Mediation is gaining popularity as a way for people who are Separating or Divorcing to resolve their differences. We hear the word “mediation” being used on TV, in the media or even by parents who try to “mediate” a fight between their children. However, there does seem to be some confusion or misunderstanding about what mediation is and exactly what it looks like. Formal mediation is provided by a professional and qualified mediator who has been specially trained to handle resolving disputes.
Here is some information about the Divorce mediation process and how it works:
1- Setting up pre-mediation meetings
The mediator will set up a pre-mediation meeting with each of you individually. This meeting may take place over the phone or in person. The mediator will find out what you want to resolve and help you to prepare for the mediation. They will also do a screening to make sure it is safe for you and the other person to be in the same room together.
2- Getting legal advice
The mediator will recommend you get legal advice before you attend the mediation. It is important for you to know your rights and responsibilities regarding the issues you need to resolve. This will also help you to be more productive in the mediation. Getting legal advice does not require that you retain a lawyer and free advice can be offered through a lawyer referral service or student law groups. Check your local legal aid office or law society for more information.
3- Setting up mediation
The mediator will set up the mediation for 2-3 hours. You can use the whole amount of time or less depending on what you need. Mediation usually takes place in person, but can be done by teleconference. On the odd occasion, mediation will be set up so that each person is in a separate room with the mediator going between them. This usually only happens when there is a court order that restricts people from being in the same room together.
Mediation is much more informal than the court process, but does have structure and rules in place to help you resolve your differences. It takes place at a neutral location decided by the mediator and at times that work for both of you. Some mediators offer evening and weekend appointments to make it more convenient for you.
4- The mediation
At the beginning of the session, the mediator will spend a short time talking to you about how you will communicate with one another, confidentiality, breaks and so on. You will then each sign a “consent to mediate” which explains the process, the mediator’s role and guidelines for the mediation. This document can be provided to you ahead of time for you to review or you can have a lawyer review it if you choose. The mediator will help guide you through your discussions and make sure that each of you are heard. Most of the time people only need 1 or 2 sessions to resolve their issues.
Mediation is entered into on a voluntary basis.

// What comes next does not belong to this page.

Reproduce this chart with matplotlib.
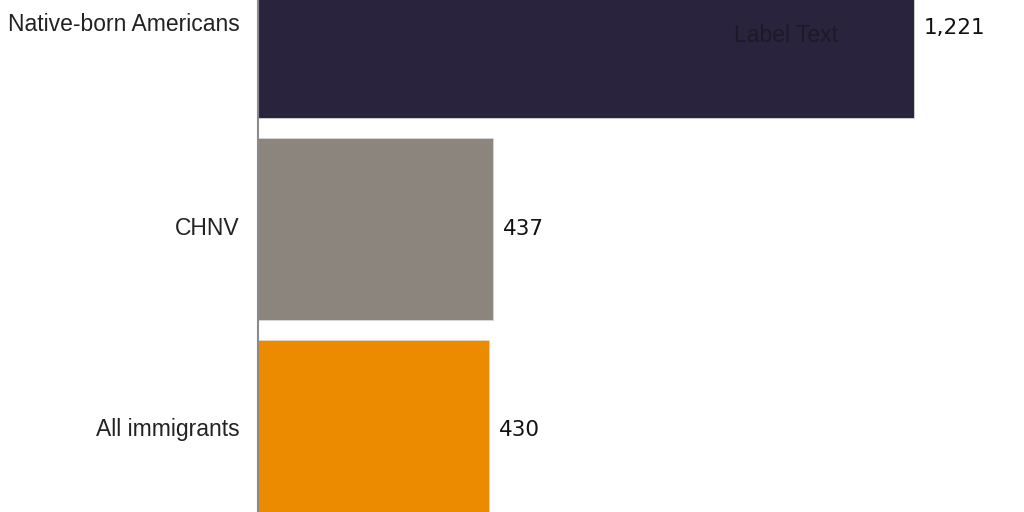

If you or the other person choose to end the mediation session, you are free to do so. Also, the conversations in mediation, stay in mediation – they are confidential. This makes it a safer place for you to have an open and frank discussion with one another.
Fact: Over 80% of people are successful in resolving their issues and coming to an agreement in mediation.
5- The role of the mediator
The mediator will help you to resolve your differences by assisting you to identify the issues, clear up misunderstandings, explore each of your interests, fears, concerns and assist with communication. The mediator does not make decisions for you and they do not take sides. Also, the mediator cannot be asked to go to court as a witness.
6- The mediated agreement
If you reach a mutual agreement in mediation, the mediator will write it up into a “mediated agreement” and you will each be provided with a copy. Once you have reviewed the agreement, the mediator will help make any corrections needed and then it is yours to keep. At this point, additions or changes can be made to the agreement if you both agree.
7- Legalizing the agreement
The mediator will recommend that you each have a lawyer review your agreement before legalizing it. You will need to have a different lawyer than your spouse as one lawyer cannot give legal advice to both of you. The “mediated agreement” is not legally binding on its own. It can be used as the basis of a legal agreement written up by a lawyer or an order made by the courts if you both agree.